*Exercise requirements*
Repeat, exactly and only, the lines from the beginning of the data through the line with "1748,1760,1772,1786,1800];". Pictures are left out.

*Collected material*
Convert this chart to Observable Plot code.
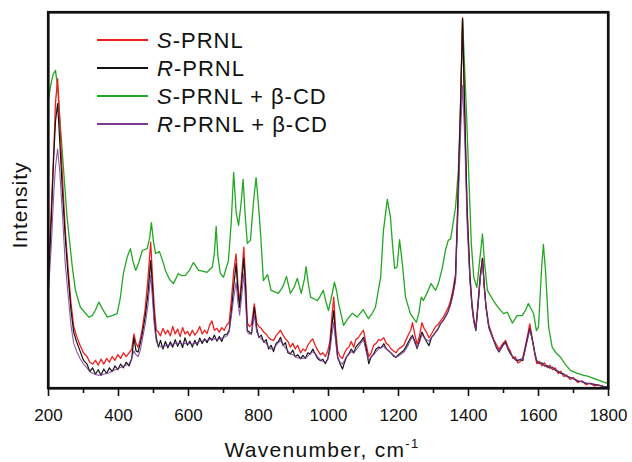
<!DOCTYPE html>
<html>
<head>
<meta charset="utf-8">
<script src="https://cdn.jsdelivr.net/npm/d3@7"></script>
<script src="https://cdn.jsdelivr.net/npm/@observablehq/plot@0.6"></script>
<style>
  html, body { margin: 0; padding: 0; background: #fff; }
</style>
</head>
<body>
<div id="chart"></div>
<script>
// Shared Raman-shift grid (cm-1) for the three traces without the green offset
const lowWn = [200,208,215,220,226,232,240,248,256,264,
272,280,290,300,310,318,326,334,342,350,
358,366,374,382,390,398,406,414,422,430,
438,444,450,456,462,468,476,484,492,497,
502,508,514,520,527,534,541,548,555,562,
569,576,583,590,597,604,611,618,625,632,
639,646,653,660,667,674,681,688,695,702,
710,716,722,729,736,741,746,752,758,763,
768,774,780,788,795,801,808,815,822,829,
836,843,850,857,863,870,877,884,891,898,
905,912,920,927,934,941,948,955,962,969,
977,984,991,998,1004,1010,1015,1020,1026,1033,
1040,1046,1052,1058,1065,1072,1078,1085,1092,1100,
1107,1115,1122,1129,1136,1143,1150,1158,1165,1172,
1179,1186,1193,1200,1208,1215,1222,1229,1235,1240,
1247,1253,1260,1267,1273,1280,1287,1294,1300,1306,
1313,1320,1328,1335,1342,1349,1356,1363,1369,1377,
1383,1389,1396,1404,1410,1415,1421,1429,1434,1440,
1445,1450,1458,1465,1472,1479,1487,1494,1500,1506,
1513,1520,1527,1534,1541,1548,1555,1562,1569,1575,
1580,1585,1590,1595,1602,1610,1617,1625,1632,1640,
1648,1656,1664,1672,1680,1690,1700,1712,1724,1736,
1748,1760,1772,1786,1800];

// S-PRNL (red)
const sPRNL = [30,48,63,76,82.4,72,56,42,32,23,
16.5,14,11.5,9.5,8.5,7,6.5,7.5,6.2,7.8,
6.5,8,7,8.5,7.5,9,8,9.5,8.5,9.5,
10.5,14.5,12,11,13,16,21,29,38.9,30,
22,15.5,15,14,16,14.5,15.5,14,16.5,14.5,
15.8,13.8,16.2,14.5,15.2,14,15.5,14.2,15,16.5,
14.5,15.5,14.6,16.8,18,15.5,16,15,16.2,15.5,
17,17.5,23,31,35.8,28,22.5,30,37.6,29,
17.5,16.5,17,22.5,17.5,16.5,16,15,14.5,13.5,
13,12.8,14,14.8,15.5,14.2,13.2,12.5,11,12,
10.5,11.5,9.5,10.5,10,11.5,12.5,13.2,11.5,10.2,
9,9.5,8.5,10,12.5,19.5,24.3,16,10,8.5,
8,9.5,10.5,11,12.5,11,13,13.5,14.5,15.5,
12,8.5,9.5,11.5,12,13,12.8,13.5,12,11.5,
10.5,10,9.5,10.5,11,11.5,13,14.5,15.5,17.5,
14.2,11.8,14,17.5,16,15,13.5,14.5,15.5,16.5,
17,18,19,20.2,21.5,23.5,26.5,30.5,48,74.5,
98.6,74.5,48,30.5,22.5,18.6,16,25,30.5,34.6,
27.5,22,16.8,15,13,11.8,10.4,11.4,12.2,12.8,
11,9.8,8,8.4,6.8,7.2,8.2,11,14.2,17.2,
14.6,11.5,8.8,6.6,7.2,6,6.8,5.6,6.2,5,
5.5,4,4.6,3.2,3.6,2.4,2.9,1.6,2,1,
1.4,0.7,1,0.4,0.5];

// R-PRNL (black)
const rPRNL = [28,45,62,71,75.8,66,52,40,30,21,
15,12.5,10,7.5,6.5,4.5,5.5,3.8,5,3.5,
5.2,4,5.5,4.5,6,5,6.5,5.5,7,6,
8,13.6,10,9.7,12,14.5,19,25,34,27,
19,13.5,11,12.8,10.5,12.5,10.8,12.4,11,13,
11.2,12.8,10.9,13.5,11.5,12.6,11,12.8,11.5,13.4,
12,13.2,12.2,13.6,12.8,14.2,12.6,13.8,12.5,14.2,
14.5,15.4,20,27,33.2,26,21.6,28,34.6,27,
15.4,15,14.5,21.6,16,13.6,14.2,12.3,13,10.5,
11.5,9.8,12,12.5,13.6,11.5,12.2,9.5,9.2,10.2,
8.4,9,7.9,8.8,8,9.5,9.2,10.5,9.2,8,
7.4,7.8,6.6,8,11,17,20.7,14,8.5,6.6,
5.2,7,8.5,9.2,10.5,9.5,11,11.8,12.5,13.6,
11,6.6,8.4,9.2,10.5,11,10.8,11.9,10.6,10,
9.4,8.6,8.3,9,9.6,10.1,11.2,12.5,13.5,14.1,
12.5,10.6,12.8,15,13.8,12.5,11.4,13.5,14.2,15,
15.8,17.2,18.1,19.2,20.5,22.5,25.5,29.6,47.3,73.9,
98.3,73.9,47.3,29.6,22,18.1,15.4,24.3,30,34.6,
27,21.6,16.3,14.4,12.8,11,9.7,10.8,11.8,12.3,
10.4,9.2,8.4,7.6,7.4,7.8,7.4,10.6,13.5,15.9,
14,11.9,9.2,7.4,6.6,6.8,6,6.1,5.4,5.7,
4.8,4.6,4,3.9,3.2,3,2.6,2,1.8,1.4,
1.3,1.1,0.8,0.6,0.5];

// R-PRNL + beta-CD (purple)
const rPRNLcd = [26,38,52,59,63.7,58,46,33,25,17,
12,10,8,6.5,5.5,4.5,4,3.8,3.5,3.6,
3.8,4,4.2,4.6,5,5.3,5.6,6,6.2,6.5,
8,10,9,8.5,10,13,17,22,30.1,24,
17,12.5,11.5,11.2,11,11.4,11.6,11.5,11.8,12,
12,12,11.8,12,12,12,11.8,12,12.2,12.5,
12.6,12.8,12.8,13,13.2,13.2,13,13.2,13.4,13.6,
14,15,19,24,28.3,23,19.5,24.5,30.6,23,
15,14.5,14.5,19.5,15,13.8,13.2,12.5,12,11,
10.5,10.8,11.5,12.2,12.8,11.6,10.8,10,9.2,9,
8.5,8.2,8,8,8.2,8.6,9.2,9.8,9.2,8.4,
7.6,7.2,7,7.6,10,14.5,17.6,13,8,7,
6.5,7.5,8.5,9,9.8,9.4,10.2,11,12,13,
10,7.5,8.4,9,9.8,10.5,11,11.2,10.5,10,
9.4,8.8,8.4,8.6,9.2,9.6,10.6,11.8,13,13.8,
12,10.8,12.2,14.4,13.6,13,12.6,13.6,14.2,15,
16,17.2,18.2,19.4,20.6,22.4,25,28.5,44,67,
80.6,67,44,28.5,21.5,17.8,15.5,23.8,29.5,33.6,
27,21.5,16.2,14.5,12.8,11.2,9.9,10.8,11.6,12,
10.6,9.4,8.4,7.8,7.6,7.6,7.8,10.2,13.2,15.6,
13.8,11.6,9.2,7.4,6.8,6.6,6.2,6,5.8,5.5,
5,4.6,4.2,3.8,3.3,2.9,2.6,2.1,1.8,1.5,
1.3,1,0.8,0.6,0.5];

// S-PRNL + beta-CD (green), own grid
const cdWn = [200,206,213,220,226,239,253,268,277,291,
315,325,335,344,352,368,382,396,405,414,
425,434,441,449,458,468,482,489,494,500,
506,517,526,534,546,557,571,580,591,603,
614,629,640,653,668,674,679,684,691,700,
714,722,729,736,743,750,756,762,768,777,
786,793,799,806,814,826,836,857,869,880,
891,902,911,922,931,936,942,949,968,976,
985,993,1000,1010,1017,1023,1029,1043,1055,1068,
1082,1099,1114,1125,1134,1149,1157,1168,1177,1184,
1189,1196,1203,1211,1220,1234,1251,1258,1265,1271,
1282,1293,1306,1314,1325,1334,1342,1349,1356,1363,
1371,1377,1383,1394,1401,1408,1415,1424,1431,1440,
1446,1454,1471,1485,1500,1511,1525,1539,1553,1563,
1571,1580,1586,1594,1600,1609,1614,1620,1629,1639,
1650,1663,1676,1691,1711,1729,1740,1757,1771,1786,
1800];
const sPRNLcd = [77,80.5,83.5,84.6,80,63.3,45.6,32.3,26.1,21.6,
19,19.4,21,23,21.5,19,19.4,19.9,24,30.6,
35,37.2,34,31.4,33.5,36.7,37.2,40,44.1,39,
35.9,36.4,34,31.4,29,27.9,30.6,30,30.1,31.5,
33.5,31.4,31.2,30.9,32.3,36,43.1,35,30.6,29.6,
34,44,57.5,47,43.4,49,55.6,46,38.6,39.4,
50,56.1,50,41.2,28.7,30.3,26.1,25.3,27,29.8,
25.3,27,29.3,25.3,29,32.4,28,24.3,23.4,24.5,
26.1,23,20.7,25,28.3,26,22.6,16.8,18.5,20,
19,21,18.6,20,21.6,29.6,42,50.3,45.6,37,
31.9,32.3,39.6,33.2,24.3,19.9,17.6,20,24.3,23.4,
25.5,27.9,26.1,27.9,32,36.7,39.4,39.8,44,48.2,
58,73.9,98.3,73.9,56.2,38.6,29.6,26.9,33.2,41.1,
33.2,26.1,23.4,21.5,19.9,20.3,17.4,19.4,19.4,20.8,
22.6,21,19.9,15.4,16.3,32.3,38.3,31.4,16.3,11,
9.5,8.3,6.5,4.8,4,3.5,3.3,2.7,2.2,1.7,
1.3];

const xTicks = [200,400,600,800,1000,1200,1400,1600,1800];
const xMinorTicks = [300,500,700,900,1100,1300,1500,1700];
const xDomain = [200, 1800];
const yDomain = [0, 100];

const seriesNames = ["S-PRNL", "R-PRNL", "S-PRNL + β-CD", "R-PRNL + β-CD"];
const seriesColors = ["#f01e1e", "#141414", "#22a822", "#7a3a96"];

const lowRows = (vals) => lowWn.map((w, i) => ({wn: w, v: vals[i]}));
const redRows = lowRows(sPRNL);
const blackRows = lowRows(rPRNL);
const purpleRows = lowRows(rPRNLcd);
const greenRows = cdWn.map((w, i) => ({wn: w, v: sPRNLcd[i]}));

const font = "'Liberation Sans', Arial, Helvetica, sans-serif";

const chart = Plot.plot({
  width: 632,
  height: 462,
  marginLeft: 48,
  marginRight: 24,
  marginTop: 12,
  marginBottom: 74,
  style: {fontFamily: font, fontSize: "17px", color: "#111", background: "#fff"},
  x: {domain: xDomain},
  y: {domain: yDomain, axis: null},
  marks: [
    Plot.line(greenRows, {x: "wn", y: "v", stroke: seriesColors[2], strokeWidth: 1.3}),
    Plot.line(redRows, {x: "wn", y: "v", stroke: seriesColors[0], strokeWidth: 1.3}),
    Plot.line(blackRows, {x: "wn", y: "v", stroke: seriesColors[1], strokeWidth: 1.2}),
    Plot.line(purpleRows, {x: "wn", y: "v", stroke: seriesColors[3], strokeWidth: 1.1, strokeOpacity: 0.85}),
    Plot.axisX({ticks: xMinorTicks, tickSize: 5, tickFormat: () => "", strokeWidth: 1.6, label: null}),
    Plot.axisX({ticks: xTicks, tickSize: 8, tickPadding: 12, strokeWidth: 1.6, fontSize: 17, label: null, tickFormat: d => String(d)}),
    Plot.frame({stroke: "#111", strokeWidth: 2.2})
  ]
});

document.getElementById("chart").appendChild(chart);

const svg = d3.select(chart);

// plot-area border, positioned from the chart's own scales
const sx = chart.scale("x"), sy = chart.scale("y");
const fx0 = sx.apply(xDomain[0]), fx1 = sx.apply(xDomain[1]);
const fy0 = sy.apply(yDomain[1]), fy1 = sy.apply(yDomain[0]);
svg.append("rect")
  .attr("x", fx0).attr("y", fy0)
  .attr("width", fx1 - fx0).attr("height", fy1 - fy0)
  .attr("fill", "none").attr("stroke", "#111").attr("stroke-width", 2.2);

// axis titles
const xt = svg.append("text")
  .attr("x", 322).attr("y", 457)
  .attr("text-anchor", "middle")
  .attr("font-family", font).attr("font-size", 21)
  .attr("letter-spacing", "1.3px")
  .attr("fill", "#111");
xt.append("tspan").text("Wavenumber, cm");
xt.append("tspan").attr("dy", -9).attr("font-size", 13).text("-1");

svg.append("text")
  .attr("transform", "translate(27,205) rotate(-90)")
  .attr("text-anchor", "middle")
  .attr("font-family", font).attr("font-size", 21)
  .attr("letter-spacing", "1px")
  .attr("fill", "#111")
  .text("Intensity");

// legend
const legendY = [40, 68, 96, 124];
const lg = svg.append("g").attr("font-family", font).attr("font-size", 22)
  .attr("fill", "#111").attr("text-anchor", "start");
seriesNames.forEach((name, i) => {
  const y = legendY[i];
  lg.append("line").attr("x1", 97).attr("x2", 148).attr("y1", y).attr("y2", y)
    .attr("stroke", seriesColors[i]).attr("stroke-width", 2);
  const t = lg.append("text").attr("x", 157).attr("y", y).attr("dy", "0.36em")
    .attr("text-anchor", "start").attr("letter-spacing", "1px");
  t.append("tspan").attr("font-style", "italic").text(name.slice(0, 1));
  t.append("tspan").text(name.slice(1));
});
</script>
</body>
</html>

*Solution for this problem*
Convert this chart to Observable Plot code.
<!DOCTYPE html>
<html>
<head>
<meta charset="utf-8">
<script src="https://cdn.jsdelivr.net/npm/d3@7"></script>
<script src="https://cdn.jsdelivr.net/npm/@observablehq/plot@0.6"></script>
<style>
  html, body { margin: 0; padding: 0; background: #fff; }
</style>
</head>
<body>
<div id="chart"></div>
<script>
// Shared Raman-shift grid (cm-1) for the three traces without the green offset
const lowWn = [200,208,215,220,226,232,240,248,256,264,
272,280,290,300,310,318,326,334,342,350,
358,366,374,382,390,398,406,414,422,430,
438,444,450,456,462,468,476,484,492,497,
502,508,514,520,527,534,541,548,555,562,
569,576,583,590,597,604,611,618,625,632,
639,646,653,660,667,674,681,688,695,702,
710,716,722,729,736,741,746,752,758,763,
768,774,780,788,795,801,808,815,822,829,
836,843,850,857,863,870,877,884,891,898,
905,912,920,927,934,941,948,955,962,969,
977,984,991,998,1004,1010,1015,1020,1026,1033,
1040,1046,1052,1058,1065,1072,1078,1085,1092,1100,
1107,1115,1122,1129,1136,1143,1150,1158,1165,1172,
1179,1186,1193,1200,1208,1215,1222,1229,1235,1240,
1247,1253,1260,1267,1273,1280,1287,1294,1300,1306,
1313,1320,1328,1335,1342,1349,1356,1363,1369,1377,
1383,1389,1396,1404,1410,1415,1421,1429,1434,1440,
1445,1450,1458,1465,1472,1479,1487,1494,1500,1506,
1513,1520,1527,1534,1541,1548,1555,1562,1569,1575,
1580,1585,1590,1595,1602,1610,1617,1625,1632,1640,
1648,1656,1664,1672,1680,1690,1700,1712,1724,1736,
1748,1760,1772,1786,1800];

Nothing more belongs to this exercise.